From an online point of view, Tesco has taken the brunt of the mentions regarding this scandal. It has far outstripped the other supermarkets and even Findus in online news coverage and social media mentions. With this in mind it probably has the biggest mountain the climb to regain the potential knock to its consumer confidence. What it has done so far though has been quick and effective.

Rather than spreading the blame everywhere but themselves, they apologised quickly and announced investigations. This was quickly followed by a series of announced measures clearly communicated to its consumers especially online through email. This communication was personalised and came from the top, all from the group chief executive, not delivered from an unknown Tesco PR person.  

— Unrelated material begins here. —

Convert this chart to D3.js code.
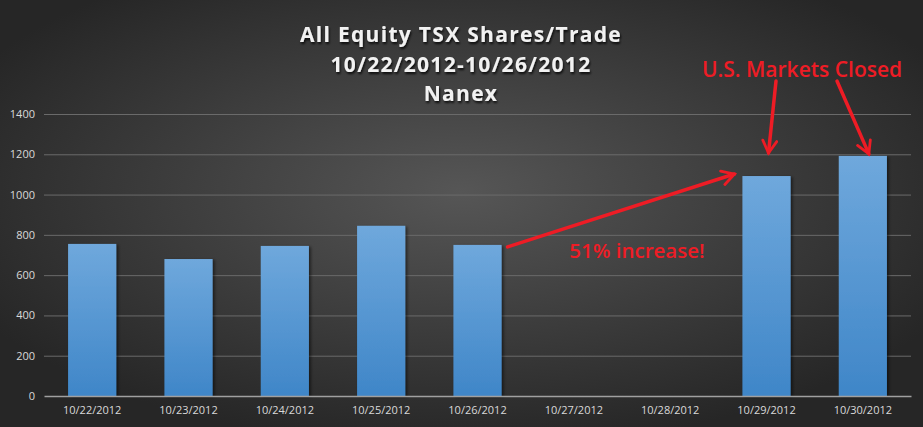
<!DOCTYPE html>
<html><head><meta charset="utf-8">
<script src="https://cdn.jsdelivr.net/npm/d3@7"></script>
<style>html,body{margin:0;padding:0;background:#333;}svg{display:block;}</style>
</head><body>
<svg id="c" width="923" height="427"></svg>
<script>
const categories = ["10/22/2012","10/23/2012","10/24/2012","10/25/2012","10/26/2012","10/27/2012","10/28/2012","10/29/2012","10/30/2012"];
const values = [755, 680, 745, 845, 750, null, null, 1092, 1192];
const yTicks = [0,200,400,600,800,1000,1200,1400];
const titleLines = ["All Equity TSX Shares/Trade","10/22/2012-10/26/2012","Nanex"];

const W=923,H=427;
const m={l:44,r:12,t:114,b:31};
const svg=d3.select("#c");
const defs=svg.append("defs");
const bg=defs.append("radialGradient").attr("id","bg").attr("cx","50%").attr("cy","45%").attr("r","60%");
bg.append("stop").attr("offset","0%").attr("stop-color","#565656");
bg.append("stop").attr("offset","100%").attr("stop-color","#262626");
const bar=defs.append("linearGradient").attr("id","bar").attr("x1",0).attr("y1",0).attr("x2",0).attr("y2",1);
bar.append("stop").attr("offset","0%").attr("stop-color","#6fa8dc");
bar.append("stop").attr("offset","100%").attr("stop-color","#3f86c8");
const sh=defs.append("filter").attr("id","sh").attr("x","-10%").attr("y","-10%").attr("width","120%").attr("height","140%");
sh.append("feDropShadow").attr("dx",1).attr("dy",2).attr("stdDeviation",1.2).attr("flood-color","#000").attr("flood-opacity",0.8);
const bsh=defs.append("filter").attr("id","bsh").attr("x","-20%").attr("y","-5%").attr("width","150%").attr("height","115%");
bsh.append("feDropShadow").attr("dx",2).attr("dy",1).attr("stdDeviation",1.5).attr("flood-color","#000").attr("flood-opacity",0.5);

svg.append("rect").attr("width",W).attr("height",H).attr("fill","url(#bg)");

const x=d3.scaleBand().domain(categories).range([m.l,W-m.r]).paddingInner(0.5).paddingOuter(0.25);
const y=d3.scaleLinear().domain([0,1400]).range([H-m.b,m.t]);

// gridlines
svg.append("g").selectAll("line").data(yTicks.filter(d=>d>0)).join("line")
  .attr("x1",m.l).attr("x2",W-m.r).attr("y1",d=>y(d)+0.5).attr("y2",d=>y(d)+0.5)
  .attr("stroke","#6a6a6a").attr("stroke-width",1);

// y axis
const ya=svg.append("g").attr("transform",`translate(${m.l-9},0)`)
  .call(d3.axisLeft(y).tickValues(yTicks).tickFormat(d3.format("d")).tickSize(0).tickPadding(0));
ya.select(".domain").remove();
ya.selectAll("text").attr("fill","#d9d9d9").style("font-family","'Open Sans',sans-serif").style("font-size","11px");

// bars
const data=categories.map((c,i)=>({c,v:values[i]})).filter(d=>d.v!=null);
svg.append("g").selectAll("rect").data(data).join("rect")
  .attr("x",d=>x(d.c)).attr("width",x.bandwidth())
  .attr("y",d=>y(d.v)).attr("height",d=>y(0)-y(d.v))
  .attr("fill","url(#bar)").attr("filter","url(#bsh)");

// x axis
const xa=svg.append("g").attr("transform",`translate(0,${y(0)})`)
  .call(d3.axisBottom(x).tickSize(0).tickPadding(10));
xa.select(".domain").attr("stroke","#a0a0a0").attr("stroke-width",1.5);
xa.selectAll("text").attr("fill","#d9d9d9").style("font-family","'Open Sans',sans-serif").style("font-size","11px");

// title
svg.append("g").selectAll("text").data(titleLines).join("text")
  .attr("x",461).attr("y",(d,i)=>42+i*29.5).attr("text-anchor","middle")
  .attr("fill","#f2f2f2").attr("filter","url(#sh)")
  .style("font-family","'Open Sans',sans-serif").style("font-weight","bold").style("font-size","21px")
  .style("letter-spacing","1.3px")
  .text(d=>d);

// annotations
const red="#ee1c25";
defs.append("marker").attr("id","ah").attr("viewBox","0 0 10 10").attr("refX",8).attr("refY",5)
  .attr("markerWidth",5).attr("markerHeight",5).attr("orient","auto-start-reverse").attr("markerUnits","strokeWidth")
  .append("path").attr("d","M1,1 L8,5 L1,9").attr("fill","none").attr("stroke",red).attr("stroke-width",1.6).attr("stroke-linecap","round");
function arrow(x1,y1,x2,y2){
  svg.append("line").attr("x1",x1).attr("y1",y1).attr("x2",x2).attr("y2",y2)
    .attr("stroke",red).attr("stroke-width",3.5).attr("stroke-linecap","round").attr("marker-end","url(#ah)");
}
const b26=x("10/26/2012")+x.bandwidth(), b29=x("10/29/2012"), b30=x("10/30/2012");
arrow(b26+6, y(values[4])+2, b29-8, y(values[7])-2);
arrow(776, 81, b29+x.bandwidth()/2+2, y(values[7])-23);
arrow(837, 81, b30+x.bandwidth()/2+6, y(values[8])-2);

svg.append("text").attr("x",637).attr("y",258).attr("text-anchor","middle").attr("fill",red)
  .style("font-family","'Open Sans',sans-serif").style("font-size","20.5px").style("font-weight","600").text("51% increase!");
svg.append("text").attr("x",802).attr("y",77).attr("text-anchor","middle").attr("fill",red)
  .style("font-family","'Open Sans',sans-serif").style("font-size","21px").style("font-weight","600").text("U.S. Markets Closed");
</script>
</body></html>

The last email sent to me as a clubcard holder came with the clear concise, and in my opinion, excellent subject line “we are changing”. In it they once again admitted guilt and outlined simply and clearly the range of measures they are putting in place to stop this happening again. Compare this to how Starbucks handled the tax avoidance scandal and you have a case study in how to do it well compared to how to do it badly.

The next area of interest is what those outside of the scandal are doing to capitalise on it. The big winners from this are, and will be, local food producers, especially your local butcher. My own local butcher, Archers, has already seen a rise in trade as people move to a source they can trust. Our papers are full of similar stories which personally I find extremely encouraging. However the ability to truly maximise this opportunity I hope that local butchers take some time to think about how they market themselves.

Are they actively promoting providence of their meat, even if it’s simply a blackboard with the farms where it comes from are listed. Are they using this as a way to build a bigger database of customers, especially email addresses, that they can then build an ongoing relationship with? Why not give an offer in return for customer details so people have a reason to share and then send them newsletters with competitions, special offers and even recipes giving these new customers more reasons not to go back to the supermarkets.  

It’s not just butchers that can capitalise on the current shift in consumer mood. All local food producers should now be sitting down and thinking how they can make the most of this situation and grow their own businesses. With some thought and effort they can now tap into an opportunity and as they say “every little helps”.